Performance-Aware Design of Approximate Integrated MAC Factored Systolic Array Accelerators

Dantu Nandini Devi1, Gandi Ajay Kumar2, Bindu G Gowda2, Madhav Rao3
1International Institute of Information Technology Bangalore, 2international institute of information technology, bangalore, 3International Institute of Information Technology-Bangalore


Approximate Computing has gained traction owing to its compounded benefits achieved in hardware design parameters, without disturbing the overall outcome inferred from the error resilient image processing result. Systolic Array (SA) architecture is one of the core hardware accelerator units targeted for running General matrix multiplications (GEMM) including the convolution based image processing. Typically, approximate computing units incorporated in these SA units are expected to stretch the result away from the error-free ones. This paper presents three different categories of approximate integrated MAC (AIMAC) factored SA configurations and is benchmarked against 8 existing categories of state of the art (SOTA) approximate SA designs. The trade-off between hardware metrics over accuracy was found to be tighter in the proposed AIMAC SA designs over the existing SOTA methods.
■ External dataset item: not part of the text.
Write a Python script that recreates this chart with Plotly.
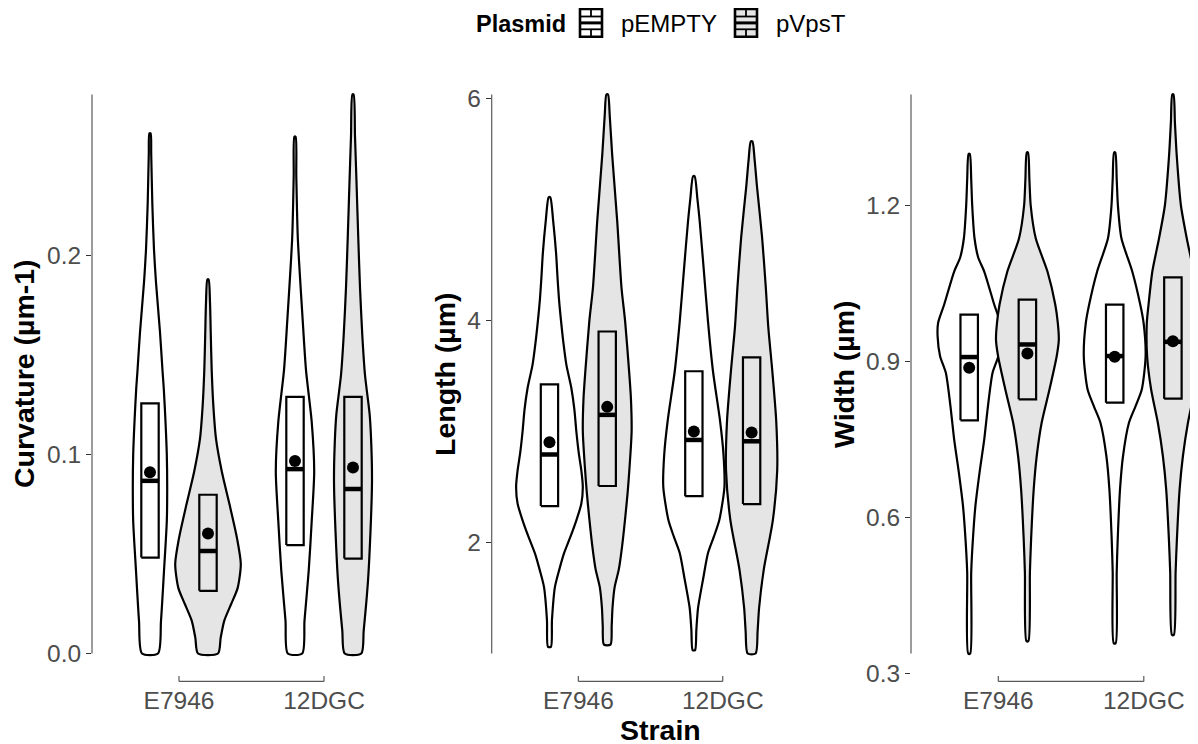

The proposed AIMAC SA architecture shows maximum design footprint cost cut by 21.53%, highest power savings of 13.84%, with a maximum of 11.11% improvement in critical path delay when compared to the SOTA designs. On the application side, the proposed AIMAC SA method was evaluated for convolution-based Gaussian blurring and matrix-multiplication-supported DCT compression operations, and the proposed AIMAC SA showcased either comparable or better image quality metrics than the SOTA-derived output.